Nirmala Sitharaman has just been visited by an unenviable task: she will have to appeal to her boss to choose swiftly between Jagannath and Janardhan.
The Odisha government has written a formal letter to Union finance minister Sitharaman, seeking her intervention to ensure the release of Rs 545 crore belonging to the Shree Jagannath Temple Administration in Puri but now locked up in Yes Bank.
A few days ago, the Centre had imposed a withdrawal cap of Rs 50,000 for a month on all customers of Yes Bank, the troubled entity whose board has been superseded by the RBI.
The Odisha government has alerted Sitharaman that “this is an issue of religious importance for devotees of Lord Jagannath”.
Here lies the dilemma of Sitharaman’s boss and Prime Minister Narendra Modi, without consulting whom the finance minister is unlikely to take any decision on the plea from Odisha.
The administration that runs the Lord’s temple is not the sole depositor in Yes Bank. There are several others, too.
The Prime Minister himself refers to these common people as “janata Janardhan”. In fact, referring to his spectacular return to power, Modi had said on May 23 last year: “If someone has won today, it is the janata Janardhan.”
Now, if the Modi government puts Lord Jagannath above janata Janardhan, he may earn the goodwill of higher powers but lesser mortals whose money is locked up in Yes Bank are unlikely to be amused.
Then there is the delicate matter of the loan exposure of Modi’s friends like Anil Ambani and Subhash Chandra in Yes Bank. The bank’s woes have been partly blamed on its willingness to lend money without asking too many questions.
The RBI has sought to reassure “the depositors of the bank that their interest will be fully protected and there is no need to panic”.
But the Lord Jagannath Administration is worried because the Rs 545-crore TDRs (term or fixed deposits) are scheduled to mature this month in two tranches, one on March 16 and the other on March 29.

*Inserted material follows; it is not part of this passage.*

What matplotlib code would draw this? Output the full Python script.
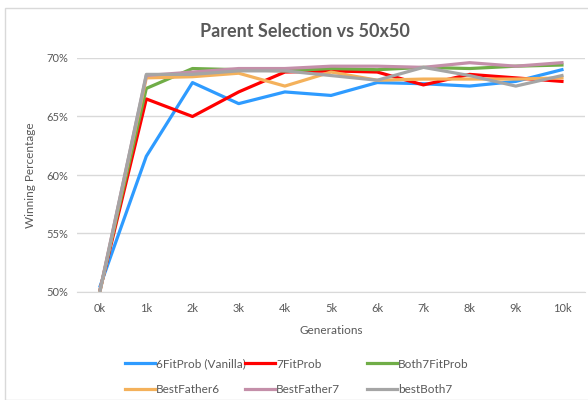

If the money is not released by the appointed dates, pressure is expected to mount on the administration, which is already under fire for choosing Yes Bank to park the money last year in spite of its well-documented plight. The bank used to offer higher interest rates than several others.
The BJD government headed by Naveen Patnaik does not want to take any chances.
On Saturday, Odisha finance minister Niranjan Pujari wrote to Sitharaman: “These deposits are maturing in the month of March 2020 itself…. I request you to issue necessary instruction to the Reserve Bank of India to allow release of deposits relating to SJTA (the temple administration) in Yes Bank in the interest of millions of devotees of Lord Jagannath, Puri.”
Demands have been rising for the Odisha government to release a white paper on how such a big sum came to be parked in Yes Bank a year ago when the bank’s troubles were already known.
“This is the most widely anticipated bank collapse of this century,” Saurabh Mukherjea, founder and chief investment officer of Marcellus Investment Managers, told The Financial Times, London. “The shambolic state of the bank was evident.”
In Odisha, a political battle is brewing too.
Odisha BJP general secretary Prithviraj Harichandan said: “The state government should release a white paper. The government was aware of the financial condition of Yes Bank in 2018; still the money was deposited in the private bank. It is strange. A thorough probe should be ordered.”
The ruling BJD struck back by reminding the BJP that banking is the Centre’s responsibility. “Mr Harichandan’s party is responsible for the safety and security of the deposits in YES Bank which is regulated, monitored and under direct jurisdiction of the central government. His party did not take care of the deposits of crores of depositors and the funds of the Jagannath temple in Yes Bank. Instead of holding a press meet, he and his party should rush to Delhi, meet their finance minister and ensure that the funds of Jagannath Mandir are kept safe,” BJD spokesperson Lelin Mohanty said.
The Congress wondered how the money could be shifted to a private bank.
State finance secretary Ashok K.K. Meena said: “If any department has kept money in private banks, they might have done it on their own responsibility.”
In October last year, after a cooperative bank collapsed in Maharashtra, the Odisha government had advised public entities to park money only in nationalised banks.